I never did see a doctor, but I got a diagnosis and enough pain and anti-nausea meds to treat me. As I waited for my friend to pull the car around, I caught a television segment on “mind over medication.” The attractive young doctor in a blue wrap dress cited two studies about the power of the mind to fight pain. There were holes in her argument, places she invited leaps of reasons to reach conclusions but the concepts of healing through giving to others and through receiving care resonate with me.
The first said “giving to others” produces chemicals in the body that alleviate pain and in the case of one man with MS allowed him to live 11 years after he ceased his 12 prescriptive drugs to treat MS (The doctors said he’d live only 1 year without them).
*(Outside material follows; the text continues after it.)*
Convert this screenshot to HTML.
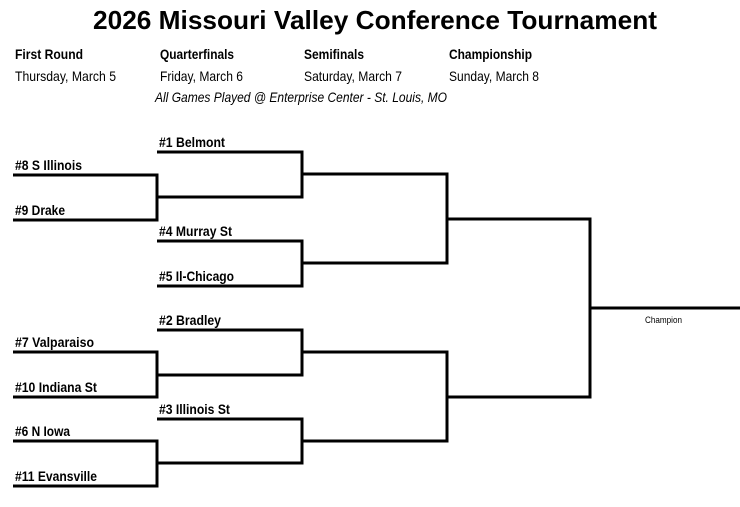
<!DOCTYPE html>
<html><head><meta charset="utf-8"><style>
html,body{margin:0;padding:0;background:#fff;width:740px;height:507px;overflow:hidden}
svg{display:block}
text{font-family:"Liberation Sans",Arial,sans-serif;fill:#000}
.t{font-weight:bold;font-size:14px}
.h{font-weight:bold;font-size:14px}
.d{font-size:14px}
</style></head><body>
<svg width="740" height="507" viewBox="0 0 740 507">
<text x="375" y="29" text-anchor="middle" font-size="26" font-weight="bold" textLength="564" lengthAdjust="spacingAndGlyphs">2026 Missouri Valley Conference Tournament</text>
<text class="h" x="15" y="59" textLength="68" lengthAdjust="spacingAndGlyphs">First Round</text>
<text class="h" x="160" y="59" textLength="74" lengthAdjust="spacingAndGlyphs">Quarterfinals</text>
<text class="h" x="304" y="59" textLength="60" lengthAdjust="spacingAndGlyphs">Semifinals</text>
<text class="h" x="449" y="59" textLength="83" lengthAdjust="spacingAndGlyphs">Championship</text>
<text class="d" x="15" y="81" textLength="101" lengthAdjust="spacingAndGlyphs">Thursday, March 5</text>
<text class="d" x="160" y="81" textLength="83" lengthAdjust="spacingAndGlyphs">Friday, March 6</text>
<text class="d" x="304" y="81" textLength="98" lengthAdjust="spacingAndGlyphs">Saturday, March 7</text>
<text class="d" x="449" y="81" textLength="90" lengthAdjust="spacingAndGlyphs">Sunday, March 8</text>
<text class="d" x="155" y="102" font-style="italic" textLength="292" lengthAdjust="spacingAndGlyphs">All Games Played @ Enterprise Center - St. Louis, MO</text>

<g fill="none" stroke="#000" stroke-width="3">
<polyline points="13,175 157,175 157,220 13,220"/>
<polyline points="157,152 302,152 302,197 157,197"/>
<polyline points="157,241 302,241 302,286 157,286"/>
<polyline points="302,174 447,174 447,263 302,263"/>
<polyline points="13,352 157,352 157,397 13,397"/>
<polyline points="157,330 302,330 302,375 157,375"/>
<polyline points="13,441 157,441 157,486 13,486"/>
<polyline points="157,419 302,419 302,463 157,463"/>
<polyline points="302,352 447,352 447,441 302,441"/>
<polyline points="447,219 590,219 590,397 447,397"/>
<line x1="590" y1="308" x2="740" y2="308"/>
</g>

<text class="t" x="159" y="147" textLength="66" lengthAdjust="spacingAndGlyphs">#1 Belmont</text>
<text class="t" x="15" y="170" textLength="67" lengthAdjust="spacingAndGlyphs">#8 S Illinois</text>
<text class="t" x="15" y="215" textLength="50" lengthAdjust="spacingAndGlyphs">#9 Drake</text>
<text class="t" x="159" y="236" textLength="73" lengthAdjust="spacingAndGlyphs">#4 Murray St</text>
<text class="t" x="159" y="281" textLength="75" lengthAdjust="spacingAndGlyphs">#5 Il-Chicago</text>
<text class="t" x="159" y="325" textLength="62" lengthAdjust="spacingAndGlyphs">#2 Bradley</text>
<text class="t" x="15" y="347" textLength="79" lengthAdjust="spacingAndGlyphs">#7 Valparaiso</text>
<text class="t" x="15" y="392" textLength="82" lengthAdjust="spacingAndGlyphs">#10 Indiana St</text>
<text class="t" x="159" y="414" textLength="71" lengthAdjust="spacingAndGlyphs">#3 Illinois St</text>
<text class="t" x="15" y="436" textLength="55" lengthAdjust="spacingAndGlyphs">#6 N Iowa</text>
<text class="t" x="15" y="481" textLength="82" lengthAdjust="spacingAndGlyphs">#11 Evansville</text>
<text x="645" y="323" font-size="9" textLength="37" lengthAdjust="spacingAndGlyphs">Champion</text>
</svg>
</body></html>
The second study showed that the presence of a doctor you trust and who shows a belief in your ability to get better (a healer she called it) is as important as the treatment itself. “A doctor is the placebo effect.”

Every day I get a medical bill and I am floored by the rising costs, the increase in tests for diagnosis (more items on the bill) and yet the decrease in time we ever interact with another human being. The system is broken. The costs are too high. ($10,000 for our last Children’s ER visit, to be left for 8 hours in a room, with me doing all the work of suctioning, nebulizing, oxygen monitoring, etc). The doctors can’t fight the economics of it anymore. No one can tell you in advance what a procedure costs and good luck getting clear answers afterwords.

Perhaps it is more accurate to call whoever or whatever cared for me today: “The Provider.” I never saw their face but I did benefit from the provisions. If I saw a “healer” (one who believed in my worth and ability to get better) it was in my friend who stayed with me those five hours.

That was enough for today. Will it be enough for tomorrow?

For those commenting: Have you heard this term “The Provider” in lieu of the doctor?
What term do you use to describe G-d when you pray?